**PROBLEM REQUIREMENTS**: Your task is to give the listing below back word for word, pictures excluded.

**SOURCE EXCERPT**:
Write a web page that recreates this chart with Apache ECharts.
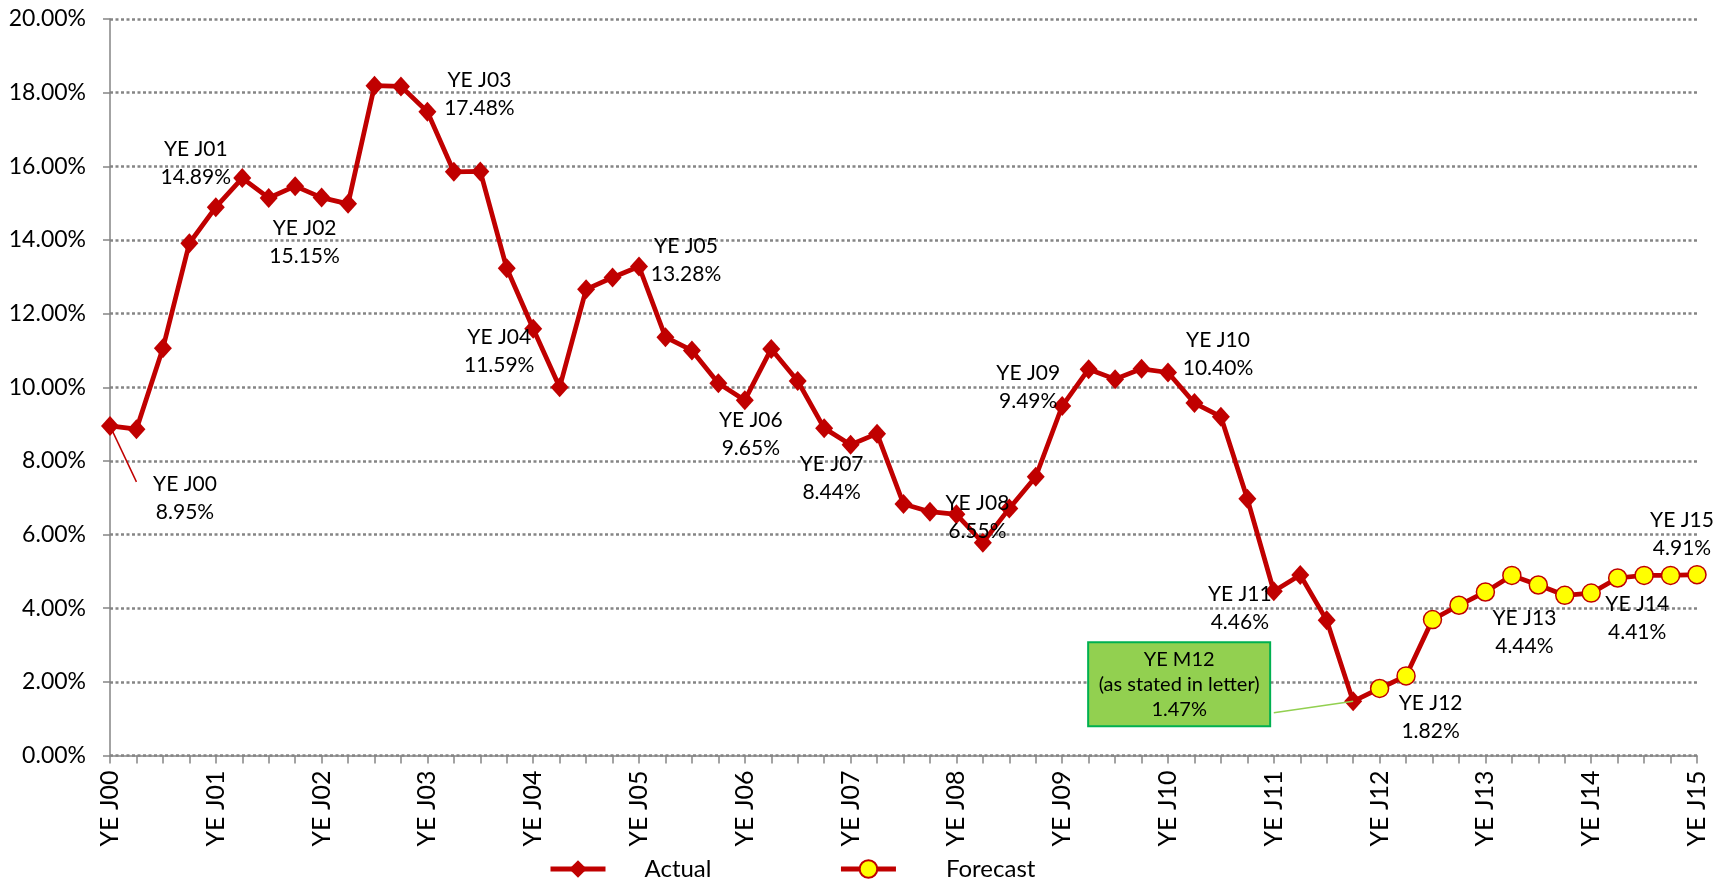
<!DOCTYPE html>
<html>
<head>
<meta charset="utf-8">
<script src="https://cdn.jsdelivr.net/npm/echarts@6/dist/echarts.min.js"></script>
<style>
html,body{margin:0;padding:0;background:#fff;}
#c{width:1730px;height:884px;}
</style>
</head>
<body>
<div id="c"></div>
<script>
// ---- data ----
var yearLabels = ['YE J00','YE J01','YE J02','YE J03','YE J04','YE J05','YE J06','YE J07',
                  'YE J08','YE J09','YE J10','YE J11','YE J12','YE J13','YE J14','YE J15'];
var actualValues = [8.95, 8.86, 11.06, 13.91, 14.89, 15.68, 15.14, 15.46, 15.15, 14.98,
                    18.19, 18.17, 17.48, 15.85, 15.86, 13.23, 11.59, 10.00, 12.66, 12.98,
                    13.28, 11.36, 11.00, 10.11, 9.65, 11.04, 10.17, 8.89, 8.44, 8.74,
                    6.83, 6.62, 6.55, 5.78, 6.71, 7.57, 9.49, 10.49, 10.22, 10.50,
                    10.40, 9.57, 9.20, 6.97, 4.46, 4.90, 3.67, 1.47];
var forecastValues = [1.82, 2.16, 3.69, 4.08, 4.44, 4.89, 4.63, 4.35, 4.41, 4.82, 4.89, 4.89, 4.91];
var labelledPoints = [0, 4, 8, 12, 16, 20, 24, 28, 32, 36, 40, 44, 48, 52, 56, 60];
var letterIndex = 47;
var letterText = ['YE M12', '(as stated in letter)', '1.47%'];
var seriesNames = ['Actual', 'Forecast'];
var yTicks = {min: 0, max: 20, interval: 2};

// ---- build categories (quarterly, year-end labels every 4th) ----
var categories = [];
yearLabels.forEach(function (y, i) {
  categories.push(y);
  if (i < yearLabels.length - 1) {
    for (var q = 1; q <= 3; q++) categories.push(y + ' +' + q + 'Q');
  }
});

// label offsets (style)
var labelOffsets = {
  0: [75, 72], 4: [-20, -44], 8: [-17, 45], 12: [52, -18], 16: [-34, 23],
  20: [47, -6], 24: [6, 34], 28: [-19, 34], 32: [21, 3], 36: [-34, -19],
  40: [50, -18], 44: [-34, 17], 48: [51, 29], 52: [39, 40], 56: [46, 25], 60: [-15, -40]
};
var FONT = 'Lato';
var RED = '#C00000';
var GRID_GREY = '#858585';

function pointLabel(idx) {
  return {
    show: true,
    position: 'inside',
    offset: labelOffsets[idx],
    formatter: function (p) { return p.name + '\n' + Number(p.value).toFixed(2) + '%'; },
    color: '#000',
    fontFamily: FONT,
    fontSize: 21,
    lineHeight: 28,
    align: 'center'
  };
}

var actualData = categories.map(function (c, i) {
  if (i >= actualValues.length) return null;
  var v = actualValues[i];
  if (labelledPoints.indexOf(i) >= 0) return {value: v, label: pointLabel(i)};
  if (i === letterIndex) {
    return {
      value: v,
      label: {
        show: true, position: 'inside', offset: [-174, -17],
        formatter: letterText.join('\n'),
        color: '#000', fontFamily: FONT, fontSize: 20, lineHeight: 25,
        align: 'center', width: 166,
        backgroundColor: '#92D050', borderColor: '#00B050', borderWidth: 2,
        padding: [4, 7, 3, 7]
      }
    };
  }
  return v;
});

var fStart = actualValues.length;
var forecastData = categories.map(function (c, i) {
  if (i === fStart - 1) return {value: actualValues[i], symbol: 'none'};
  if (i < fStart) return null;
  var v = forecastValues[i - fStart];
  if (labelledPoints.indexOf(i) >= 0) return {value: v, label: pointLabel(i)};
  return v;
});

var chart = echarts.init(document.getElementById('c'));
chart.setOption({
  animation: false,
  backgroundColor: '#fff',
  textStyle: {fontFamily: FONT},
  grid: {left: 110, right: 33, top: 19, bottom: 128.5, containLabel: false},
  legend: {
    data: seriesNames,
    left: 548, top: 857, padding: 0,
    itemWidth: 55, itemHeight: 22, itemGap: 127,
    lineStyle: {width: 5},
    formatter: function (n) { return (n === seriesNames[0] ? '{a|' : '{b|') + n + '}'; },
    textStyle: {
      fontFamily: FONT, fontSize: 24, color: '#000',
      rich: {
        a: {fontFamily: FONT, fontSize: 24, color: '#000', padding: [0, 0, 0, 34]},
        b: {fontFamily: FONT, fontSize: 24, color: '#000', padding: [0, 0, 0, 45]}
      }
    }
  },
  xAxis: {
    type: 'category',
    data: categories,
    boundaryGap: false,
    axisLine: {lineStyle: {color: GRID_GREY, width: 1.5}},
    axisTick: {show: true, interval: 0, length: 8, lineStyle: {color: GRID_GREY, width: 1.5}},
    axisLabel: {
      interval: 3, rotate: 90, margin: 15,
      fontFamily: FONT, fontSize: 25, color: '#000'
    },
    splitLine: {show: false}
  },
  yAxis: {
    type: 'value',
    min: yTicks.min, max: yTicks.max, interval: yTicks.interval,
    axisLine: {show: true, lineStyle: {color: GRID_GREY, width: 1.5}},
    axisTick: {show: true, length: 7, lineStyle: {color: GRID_GREY, width: 1.5}},
    axisLabel: {
      margin: 24, fontFamily: FONT, fontSize: 23, color: '#000',
      formatter: function (v) { return v.toFixed(2) + '%'; }
    },
    splitLine: {show: true, lineStyle: {color: GRID_GREY, width: 2.5, type: [3, 2.5]}}
  },
  series: [
    {
      name: seriesNames[0],
      type: 'line',
      data: actualData,
      symbol: 'diamond',
      symbolSize: [18, 20],
      showAllSymbol: true,
      lineStyle: {color: RED, width: 4.75},
      itemStyle: {color: RED},
      z: 3,
      markLine: {
        silent: true,
        symbol: ['none', 'none'],
        label: {show: false},
        data: [
          [{coord: [0, actualValues[0]], lineStyle: {color: RED, width: 1.5, type: 'solid'}},
           {coord: [1.25, 7.43]}],
          [{coord: [44, 1.16], lineStyle: {color: '#92D050', width: 1.5, type: 'solid'}},
           {coord: [letterIndex, actualValues[letterIndex]]}]
        ]
      }
    },
    {
      name: seriesNames[1],
      type: 'line',
      data: forecastData,
      symbol: 'circle',
      symbolSize: 18,
      showAllSymbol: true,
      lineStyle: {color: RED, width: 4.75},
      itemStyle: {color: '#FFFF00', borderColor: RED, borderWidth: 1.5},
      z: 4
    }
  ]
});
</script>
</body>
</html>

**RESPONSE FOR THIS EXERCISE**:
Write a web page that recreates this chart with Apache ECharts.
<!DOCTYPE html>
<html>
<head>
<meta charset="utf-8">
<script src="https://cdn.jsdelivr.net/npm/echarts@6/dist/echarts.min.js"></script>
<style>
html,body{margin:0;padding:0;background:#fff;}
#c{width:1730px;height:884px;}
</style>
</head>
<body>
<div id="c"></div>
<script>
// ---- data ----
var yearLabels = ['YE J00','YE J01','YE J02','YE J03','YE J04','YE J05','YE J06','YE J07',
                  'YE J08','YE J09','YE J10','YE J11','YE J12','YE J13','YE J14','YE J15'];
var actualValues = [8.95, 8.86, 11.06, 13.91, 14.89, 15.68, 15.14, 15.46, 15.15, 14.98,
                    18.19, 18.17, 17.48, 15.85, 15.86, 13.23, 11.59, 10.00, 12.66, 12.98,
                    13.28, 11.36, 11.00, 10.11, 9.65, 11.04, 10.17, 8.89, 8.44, 8.74,
                    6.83, 6.62, 6.55, 5.78, 6.71, 7.57, 9.49, 10.49, 10.22, 10.50,
                    10.40, 9.57, 9.20, 6.97, 4.46, 4.90, 3.67, 1.47];
var forecastValues = [1.82, 2.16, 3.69, 4.08, 4.44, 4.89, 4.63, 4.35, 4.41, 4.82, 4.89, 4.89, 4.91];
var labelledPoints = [0, 4, 8, 12, 16, 20, 24, 28, 32, 36, 40, 44, 48, 52, 56, 60];
var letterIndex = 47;
var letterText = ['YE M12', '(as stated in letter)', '1.47%'];
var seriesNames = ['Actual', 'Forecast'];
var yTicks = {min: 0, max: 20, interval: 2};

// ---- build categories (quarterly, year-end labels every 4th) ----
var categories = [];
yearLabels.forEach(function (y, i) {
  categories.push(y);
  if (i < yearLabels.length - 1) {
    for (var q = 1; q <= 3; q++) categories.push(y + ' +' + q + 'Q');
  }
});

// label offsets (style)
var labelOffsets = {
  0: [75, 72], 4: [-20, -44], 8: [-17, 45], 12: [52, -18], 16: [-34, 23],
  20: [47, -6], 24: [6, 34], 28: [-19, 34], 32: [21, 3], 36: [-34, -19],
  40: [50, -18], 44: [-34, 17], 48: [51, 29], 52: [39, 40], 56: [46, 25], 60: [-15, -40]
};
var FONT = 'Lato';
var RED = '#C00000';
var GRID_GREY = '#858585';

function pointLabel(idx) {
  return {
    show: true,
    position: 'inside',
    offset: labelOffsets[idx],
    formatter: function (p) { return p.name + '\n' + Number(p.value).toFixed(2) + '%'; },
    color: '#000',
    fontFamily: FONT,
    fontSize: 21,
    lineHeight: 28,
    align: 'center'
  };
}

var actualData = categories.map(function (c, i) {
  if (i >= actualValues.length) return null;
  var v = actualValues[i];
  if (labelledPoints.indexOf(i) >= 0) return {value: v, label: pointLabel(i)};
  if (i === letterIndex) {
    return {
      value: v,
      label: {
        show: true, position: 'inside', offset: [-174, -17],
        formatter: letterText.join('\n'),
        color: '#000', fontFamily: FONT, fontSize: 20, lineHeight: 25,
        align: 'center', width: 166,
        backgroundColor: '#92D050', borderColor: '#00B050', borderWidth: 2,
        padding: [4, 7, 3, 7]
      }
    };
  }
  return v;
});

var fStart = actualValues.length;
var forecastData = categories.map(function (c, i) {
  if (i === fStart - 1) return {value: actualValues[i], symbol: 'none'};
  if (i < fStart) return null;
  var v = forecastValues[i - fStart];
  if (labelledPoints.indexOf(i) >= 0) return {value: v, label: pointLabel(i)};
  return v;
});

var chart = echarts.init(document.getElementById('c'));
chart.setOption({
  animation: false,
  backgroundColor: '#fff',
  textStyle: {fontFamily: FONT},
  grid: {left: 110, right: 33, top: 19, bottom: 128.5, containLabel: false},
  legend: {
    data: seriesNames,
    left: 548, top: 857, padding: 0,
    itemWidth: 55, itemHeight: 22, itemGap: 127,
    lineStyle: {width: 5},
    formatter: function (n) { return (n === seriesNames[0] ? '{a|' : '{b|') + n + '}'; },
    textStyle: {
      fontFamily: FONT, fontSize: 24, color: '#000',
      rich: {
        a: {fontFamily: FONT, fontSize: 24, color: '#000', padding: [0, 0, 0, 34]},
        b: {fontFamily: FONT, fontSize: 24, color: '#000', padding: [0, 0, 0, 45]}
      }
    }
  },
  xAxis: {
    type: 'category',
    data: categories,
    boundaryGap: false,
    axisLine: {lineStyle: {color: GRID_GREY, width: 1.5}},
    axisTick: {show: true, interval: 0, length: 8, lineStyle: {color: GRID_GREY, width: 1.5}},
    axisLabel: {
      interval: 3, rotate: 90, margin: 15,
      fontFamily: FONT, fontSize: 25, color: '#000'
    },
    splitLine: {show: false}
  },
  yAxis: {
    type: 'value',
    min: yTicks.min, max: yTicks.max, interval: yTicks.interval,
    axisLine: {show: true, lineStyle: {color: GRID_GREY, width: 1.5}},
    axisTick: {show: true, length: 7, lineStyle: {color: GRID_GREY, width: 1.5}},
    axisLabel: {
      margin: 24, fontFamily: FONT, fontSize: 23, color: '#000',
      formatter: function (v) { return v.toFixed(2) + '%'; }
    },
    splitLine: {show: true, lineStyle: {color: GRID_GREY, width: 2.5, type: [3, 2.5]}}
  },
  series: [
    {
      name: seriesNames[0],
      type: 'line',
      data: actualData,
      symbol: 'diamond',
      symbolSize: [18, 20],
      showAllSymbol: true,
      lineStyle: {color: RED, width: 4.75},
      itemStyle: {color: RED},
      z: 3,
      markLine: {
        silent: true,
        symbol: ['none', 'none'],
        label: {show: false},
        data: [
          [{coord: [0, actualValues[0]], lineStyle: {color: RED, width: 1.5, type: 'solid'}},
           {coord: [1.25, 7.43]}],
          [{coord: [44, 1.16], lineStyle: {color: '#92D050', width: 1.5, type: 'solid'}},
           {coord: [letterIndex, actualValues[letterIndex]]}]
        ]
      }
    },
    {
      name: seriesNames[1],
      type: 'line',
      data: forecastData,
      symbol: 'circle',
      symbolSize: 18,
      showAllSymbol: true,
      lineStyle: {color: RED, width: 4.75},
      itemStyle: {color: '#FFFF00', borderColor: RED, borderWidth: 1.5},
      z: 4
    }
  ]
});
</script>
</body>
</html>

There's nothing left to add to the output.